A trilha sonora é também um dos pontos fortes do filme. Composta por Ennio Morricone (um expert em temas para Westerns), o espectador é brindado com um brilhante som orquestral que se adequa ao estado de espírito e ímpeto das personagens. Para comprovarem a excelente música de fundo, recomendo a todos os leitores que ouçam o tema L’Ultima Diligenza di Red Rock, pois é capaz de ser uma das melhores composições orquestradas por Morricone e que também serve de tema introdutório ao que se espera de um filme épico. Escusado será dizer que o icónico compositor italiano já arrecadou vários prémios pelo seu trabalho neste filme, e espera-se que a lista continue a crescer nas próximas semanas. Ainda na banda sonora destacam-se a presenças das músicas Apple Blossom dos The White Stripes e There Won’t be Many Coming Home de Roy Orbison.

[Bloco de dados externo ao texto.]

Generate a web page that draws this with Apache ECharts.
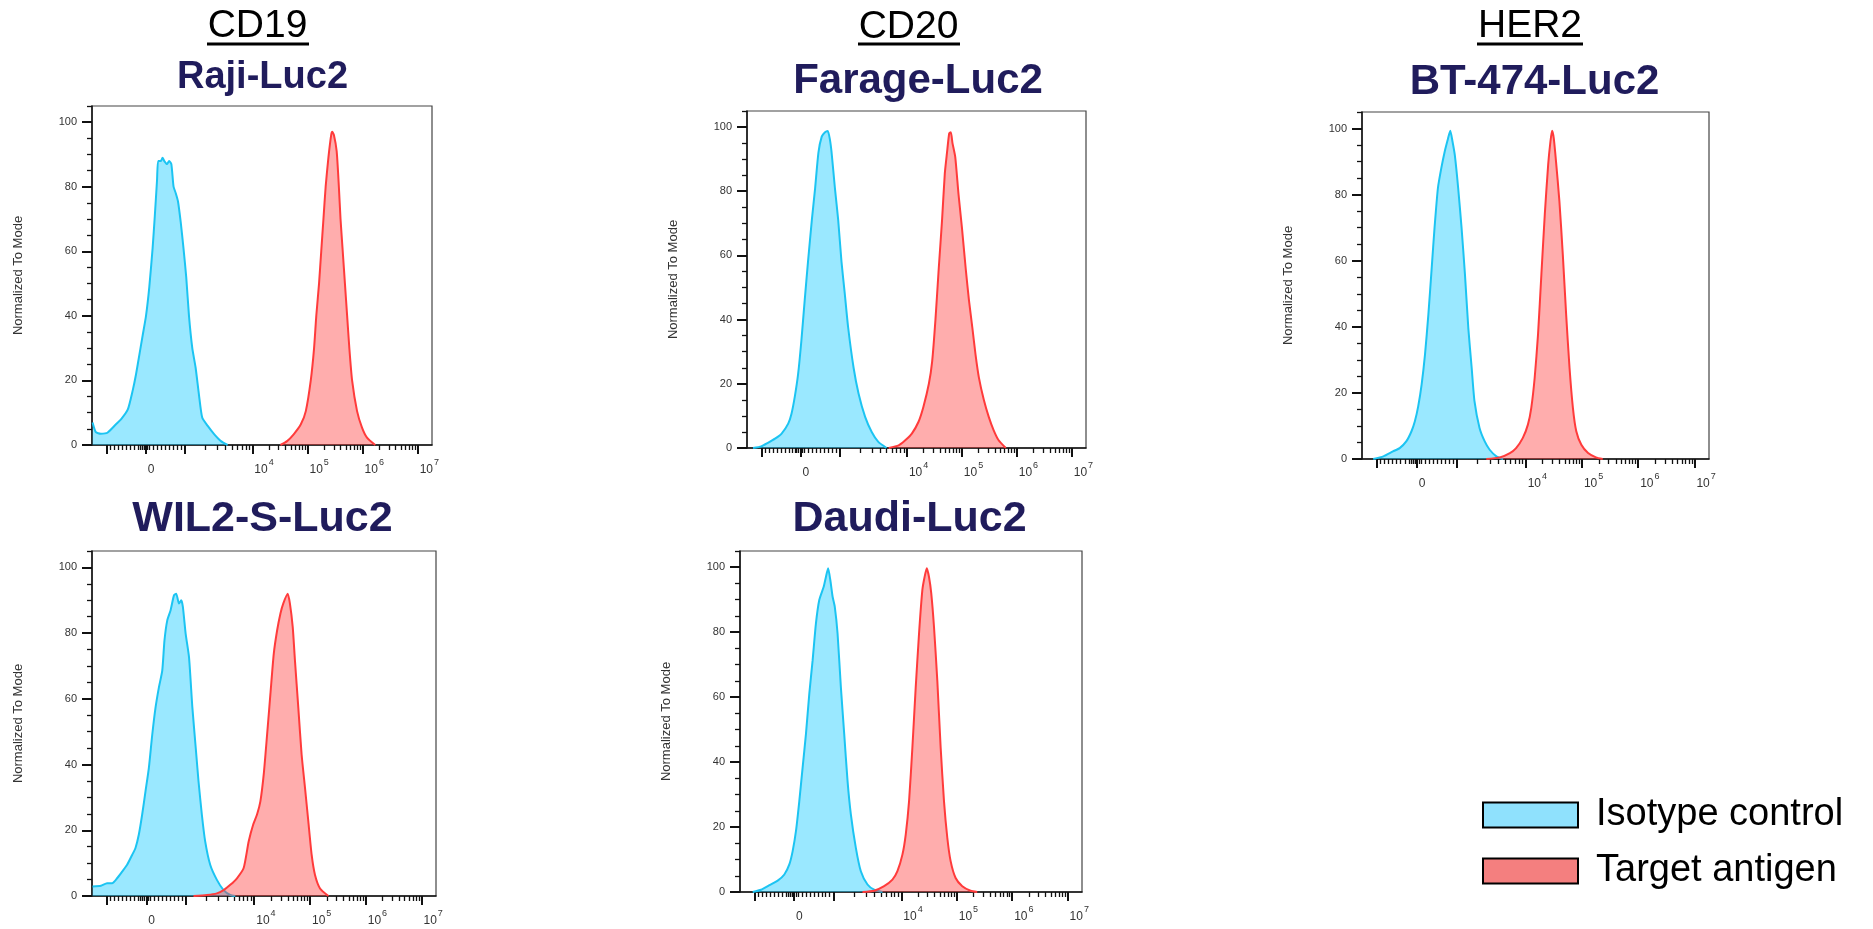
<!DOCTYPE html>
<html>
<head>
<meta charset="utf-8">
<script src="https://cdn.jsdelivr.net/npm/echarts@6.0.0/dist/echarts.min.js"></script>
<style>
html, body { margin: 0; padding: 0; background: #fff; }
#chart { width: 1873px; height: 929px; }
</style>
</head>
<body>
<div id="chart"></div>
<script>
// x = position on the biexponential display scale (one unit per decade, 4 = 10^4)
// y = % of mode
var targetNames = ['CD19', 'CD20', 'HER2']
var cellNames = ['Raji-Luc2', 'Farage-Luc2', 'BT-474-Luc2', 'WIL2-S-Luc2', 'Daudi-Luc2']
var seriesNames = ['Isotype control', 'Target antigen']

var rajiIso = [[1.10,7],[1.16,4],[1.25,3.5],[1.37,3.8],[1.53,6.5],[1.62,8],[1.74,11],[1.83,17],[1.89,22],[1.95,28],[2.01,34],[2.07,40],[2.13,49],[2.19,61],[2.23,71],[2.27,82],[2.29,88],[2.34,88],[2.37,89],[2.40,88],[2.45,87],[2.49,88],[2.53,87],[2.57,80],[2.61,78],[2.65,75.5],[2.70,69],[2.75,61],[2.80,52],[2.85,40],[2.91,30],[2.97,24],[3.03,15.7],[3.09,8.5],[3.19,5.9],[3.31,3.3],[3.43,1.2],[3.55,0]]
var rajiTarget = [[4.51,0],[4.63,1.2],[4.75,3.3],[4.88,6.4],[4.97,10.5],[5.06,20],[5.12,30],[5.16,40],[5.21,50],[5.25,60],[5.29,70],[5.33,80],[5.38,89],[5.43,96],[5.45,97],[5.48,96],[5.53,91],[5.57,80],[5.60,70],[5.64,60],[5.68,50],[5.72,40],[5.76,30],[5.81,20],[5.90,10.5],[5.99,5.4],[6.08,2.3],[6.23,0]]

var farageIso = [[1.20,0],[1.35,0.5],[1.47,1.6],[1.60,2.9],[1.72,4.5],[1.84,7.6],[1.90,10.7],[1.96,16],[2.02,23],[2.08,33.5],[2.14,46],[2.20,58],[2.27,71],[2.33,81],[2.39,92],[2.45,97],[2.51,98.4],[2.56,98.8],[2.60,96],[2.63,92],[2.69,81],[2.75,71],[2.81,58],[2.87,48],[2.93,37.7],[3.03,25],[3.12,17],[3.24,9.7],[3.36,5],[3.48,1.9],[3.63,0]]
var farageTarget = [[3.67,0],[3.85,0.8],[3.97,2.4],[4.09,4.5],[4.21,8.1],[4.30,12.8],[4.40,20],[4.46,27],[4.52,40],[4.58,56],[4.64,71],[4.69,85.5],[4.73,92],[4.77,98],[4.80,98.4],[4.83,95],[4.88,90.7],[4.94,79],[5.00,69],[5.07,56],[5.13,46],[5.19,37.7],[5.25,29],[5.31,22],[5.40,15],[5.49,9.7],[5.58,5.5],[5.67,2.4],[5.80,0]]

var bt474Iso = [[1.29,0],[1.47,0.8],[1.64,2.3],[1.76,3.3],[1.88,5.4],[1.97,8.4],[2.03,11.4],[2.09,16],[2.15,22.5],[2.21,31.6],[2.27,43.7],[2.33,58],[2.38,70],[2.44,82],[2.50,88],[2.56,93],[2.62,97],[2.66,99.3],[2.70,96],[2.74,92],[2.80,82],[2.86,70],[2.92,56],[2.98,39.7],[3.04,27.6],[3.09,17.5],[3.18,9.4],[3.27,5.4],[3.36,2.8],[3.48,0.8],[3.60,0]]
var bt474Target = [[3.30,0],[3.54,0.5],[3.72,1.8],[3.83,3.3],[3.95,6.4],[4.04,10.4],[4.10,15.5],[4.16,24.5],[4.22,37.7],[4.28,56],[4.34,74],[4.40,89],[4.44,96],[4.47,99.3],[4.50,97],[4.54,90],[4.60,78],[4.66,62],[4.72,43.7],[4.78,27.6],[4.84,15.5],[4.90,8.4],[4.99,4.3],[5.11,1.8],[5.25,0.5],[5.37,0]]

var wil2Iso = [[1.10,2.9],[1.25,3.1],[1.36,3.9],[1.45,3.9],[1.54,5.4],[1.63,7.4],[1.72,9.5],[1.81,12.5],[1.87,14.6],[1.93,18.7],[1.99,24.8],[2.05,31.9],[2.11,39],[2.17,49],[2.23,57.4],[2.29,63.5],[2.35,68.6],[2.39,77.8],[2.44,83.9],[2.50,87],[2.56,91.5],[2.60,92],[2.65,89],[2.69,90],[2.72,88],[2.77,79.8],[2.83,72.7],[2.89,57.4],[2.95,45.2],[3.00,35],[3.06,24.8],[3.12,16.6],[3.21,9.5],[3.33,4.9],[3.45,1.8],[3.57,0.3],[3.66,0]]
var wil2Target = [[2.91,0],[3.15,0.3],[3.33,0.8],[3.45,1.8],[3.57,3.4],[3.69,5.4],[3.81,8.5],[3.90,16.6],[3.98,21.7],[4.05,24.8],[4.11,28.8],[4.17,37],[4.23,49],[4.29,61.5],[4.35,73.7],[4.41,80.8],[4.47,86],[4.52,89],[4.60,92],[4.64,89],[4.69,81.9],[4.73,71.7],[4.79,57.4],[4.85,43],[4.91,33],[4.97,22.7],[5.03,12.5],[5.09,6.4],[5.18,2.3],[5.33,0]]

var daudiIso = [[1.32,0],[1.47,0.7],[1.62,2.1],[1.77,3.5],[1.89,5.4],[1.98,8.5],[2.04,12.6],[2.10,18.8],[2.16,28],[2.22,38.4],[2.28,48.7],[2.34,61],[2.40,71.3],[2.46,82.7],[2.52,89.9],[2.60,94],[2.64,97],[2.68,99.7],[2.72,96],[2.76,91],[2.80,87.8],[2.85,79.6],[2.91,63],[2.97,48.7],[3.03,34.2],[3.09,23.9],[3.18,13.6],[3.27,6.4],[3.39,2.3],[3.51,0.7],[3.66,0]]
var daudiTarget = [[3.30,0],[3.51,0.4],[3.69,1.8],[3.84,3.8],[3.93,6.4],[4.02,11.5],[4.08,17.7],[4.14,28],[4.20,44.5],[4.26,63],[4.32,79.6],[4.38,93],[4.42,97],[4.46,99.7],[4.50,97],[4.54,92],[4.59,81.6],[4.65,65],[4.71,44.5],[4.77,28],[4.83,16.7],[4.89,9.5],[4.98,4.3],[5.10,1.8],[5.25,0.4],[5.37,0]]

// axis ticks: -10^3, 0, 10^3, 10^4 ... 10^7
var xMajorPos = [1.35, 2.065, 2.78, 4, 5, 6, 7]
var xLabelPos = [2.065, 4, 5, 6, 7]
var xLabelExp = ['', '4', '5', '6', '7']
var yMajor = [0, 20, 40, 60, 80, 100]
var yMinor = [5, 10, 15, 25, 30, 35, 45, 50, 55, 65, 70, 75, 85, 90, 95, 105]

var panelData = [
  [rajiIso, rajiTarget],
  [farageIso, farageTarget],
  [bt474Iso, bt474Target],
  [wil2Iso, wil2Target],
  [daudiIso, daudiTarget]
]

// layout
var grids = [
  {left: 92, top: 106, width: 340, height: 339},
  {left: 747, top: 111, width: 339, height: 337},
  {left: 1362, top: 112, width: 347, height: 347},
  {left: 92, top: 551, width: 344, height: 345},
  {left: 740, top: 551, width: 342, height: 341}
]
var xMin = 1.09, xMax = 7.26

var font = 'Liberation Sans, Arial, sans-serif'
var lineColors = ['#1cc4f2', '#ff3b3b']
var fillColors = ['rgba(30,205,255,0.45)', 'rgba(255,60,60,0.42)']
var tickColor = '#111'

// minor ticks on the biex axis
function xMinorTicks () {
  var out = []
  var zero = 2.065, half = 0.715
  for (var k = 1; k < 10; k++) {
    out.push(zero - half * k / 10, zero + half * k / 10)
  }
  ;[-3, -2, -1, 1].forEach(function (k) { out.push(zero + k * 0.035) })
  for (var k = 2; k < 10; k++) out.push(2.78 + Math.log10(k) * 1.22)
  for (var d = 4; d < 7; d++) {
    for (var k = 2; k < 10; k++) out.push(d + Math.log10(k))
  }
  return out
}
var xMinorPos = xMinorTicks()

function nearest (arr, v) {
  var best = 0
  for (var i = 1; i < arr.length; i++) {
    if (Math.abs(arr[i] - v) < Math.abs(arr[best] - v)) best = i
  }
  return best
}

var option = {
  animation: false,
  backgroundColor: '#fff',
  grid: [],
  xAxis: [],
  yAxis: [],
  series: [],
  legend: {
    orient: 'vertical',
    left: 1482,
    top: 796,
    padding: 0,
    itemWidth: 95,
    itemHeight: 25,
    itemGap: 18,
    icon: 'rect',
    selectedMode: false,
    textStyle: {fontSize: 38, color: '#000', fontFamily: font, padding: [0, 0, 0, 13]},
    data: [
      {name: seriesNames[0], itemStyle: {color: '#8fe1fd', borderColor: '#000', borderWidth: 2}},
      {name: seriesNames[1], itemStyle: {color: '#f47f7f', borderColor: '#000', borderWidth: 2}}
    ]
  },
  graphic: []
}

grids.forEach(function (g, i) {
  option.grid.push({
    left: g.left, top: g.top, width: g.width, height: g.height,
    show: true, borderColor: '#444', borderWidth: 1.2, containLabel: false
  })
  // main x axis
  option.xAxis.push({
    type: 'value', gridIndex: i, min: xMin, max: xMax, position: 'bottom',
    axisLine: {show: true, onZero: false, lineStyle: {color: tickColor, width: 1.5}},
    axisTick: {show: true, customValues: xMajorPos, length: 9, lineStyle: {color: tickColor, width: 2}},
    axisLabel: {
      customValues: xLabelPos,
      margin: 13,
      align: 'left',
      padding: [0, 0, 0, 2],
      formatter: function (v) {
        var e = xLabelExp[nearest(xLabelPos, v)]
        return e ? '{b|10}{s|' + e + '}' : '{b|0}'
      },
      rich: {
        b: {fontSize: 12, color: '#333', fontFamily: font, lineHeight: 18, verticalAlign: 'bottom'},
        s: {fontSize: 9, color: '#333', fontFamily: font, lineHeight: 18, verticalAlign: 'top', padding: [0, 0, 0, 1]}
      }
    },
    splitLine: {show: false}
  })
  // minor x ticks
  option.xAxis.push({
    type: 'value', gridIndex: i, min: xMin, max: xMax, position: 'bottom',
    axisLine: {show: false},
    axisTick: {show: true, customValues: xMinorPos, length: 5, lineStyle: {color: tickColor, width: 1.3}},
    axisLabel: {show: false},
    splitLine: {show: false}
  })
  option.yAxis.push({
    type: 'value', gridIndex: i, min: 0, max: 105, position: 'left',
    name: 'Normalized To Mode', nameLocation: 'middle', nameRotate: 90, nameGap: 67,
    nameTextStyle: {fontSize: 13, color: '#333', fontFamily: font},
    axisLine: {show: true, lineStyle: {color: tickColor, width: 1.5}},
    axisTick: {show: true, customValues: yMajor, length: 10, lineStyle: {color: tickColor, width: 2}},
    axisLabel: {customValues: yMajor, fontSize: 11, color: '#333', fontFamily: font, margin: 15},
    splitLine: {show: false}
  })
  option.yAxis.push({
    type: 'value', gridIndex: i, min: 0, max: 105, position: 'left',
    axisLine: {show: false},
    axisTick: {show: true, customValues: yMinor, length: 5, lineStyle: {color: tickColor, width: 1.3}},
    axisLabel: {show: false},
    splitLine: {show: false}
  })
  panelData[i].forEach(function (d, k) {
    option.series.push({
      type: 'line',
      name: seriesNames[k],
      xAxisIndex: i * 2,
      yAxisIndex: i * 2,
      data: d,
      symbol: 'none',
      smooth: 0.2,
      clip: true,
      lineStyle: {color: lineColors[k], width: 2},
      itemStyle: {color: lineColors[k]},
      areaStyle: {color: fillColors[k], opacity: 1},
      z: 2 + k
    })
  })
})

// headers and panel titles
var headers = [
  {x: 257.5, y: 26, line: [207, 309]},
  {x: 908.5, y: 27, line: [858, 960]},
  {x: 1530, y: 26, line: [1477, 1583]}
]
headers.forEach(function (h, i) {
  option.graphic.push({
    type: 'text', x: h.x, y: h.y,
    style: {text: targetNames[i], fontSize: 39, fontFamily: font, fill: '#000', align: 'center', verticalAlign: 'middle'}
  })
  option.graphic.push({
    type: 'line', shape: {x1: h.line[0], y1: 44, x2: h.line[1], y2: 44},
    style: {stroke: '#000', lineWidth: 3}
  })
})
var titlePos = [
  {x: 262.5, y: 78, size: 38},
  {x: 918, y: 81.5, size: 42},
  {x: 1534.5, y: 82, size: 42},
  {x: 262.5, y: 519.5, size: 43},
  {x: 909.5, y: 519.5, size: 43}
]
titlePos.forEach(function (t, i) {
  option.graphic.push({
    type: 'text', x: t.x, y: t.y,
    style: {text: cellNames[i], fontSize: t.size, fontWeight: 'bold', fontFamily: font, fill: '#201c5c', align: 'center', verticalAlign: 'middle'}
  })
})

var chart = echarts.init(document.getElementById('chart'), null, {renderer: 'canvas'})
chart.setOption(option)
</script>
</body>
</html>
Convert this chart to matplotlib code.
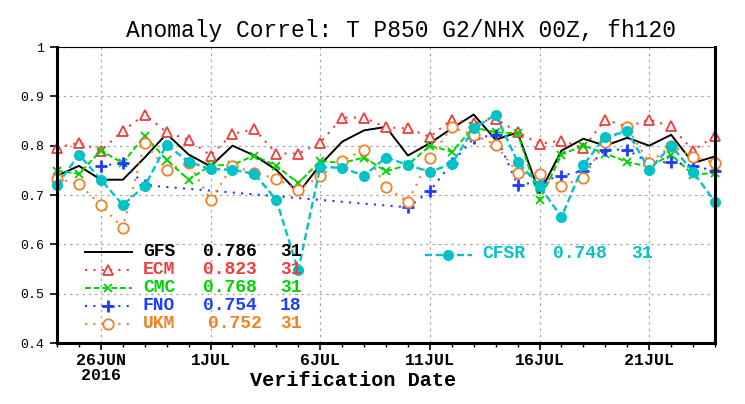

The Hateful Eight pode não ter tanta ação como nas prévias produções de Tarantino, mas este torna a não desiludir. Naquilo que considero uma fusão de Reservoir Dogs com Django Unchained, o realizador americano não procura dar uma lição de moral ou chegar a uma mensagem concreta no final do filme – quer unicamente entreter a audiência com uma mistura de humor e violência como só Tarantino sabe, proporcionando uma experiência visual fantástica ao utilizar uma bitola de 70mm, que caiu em desuso com o passar dos anos.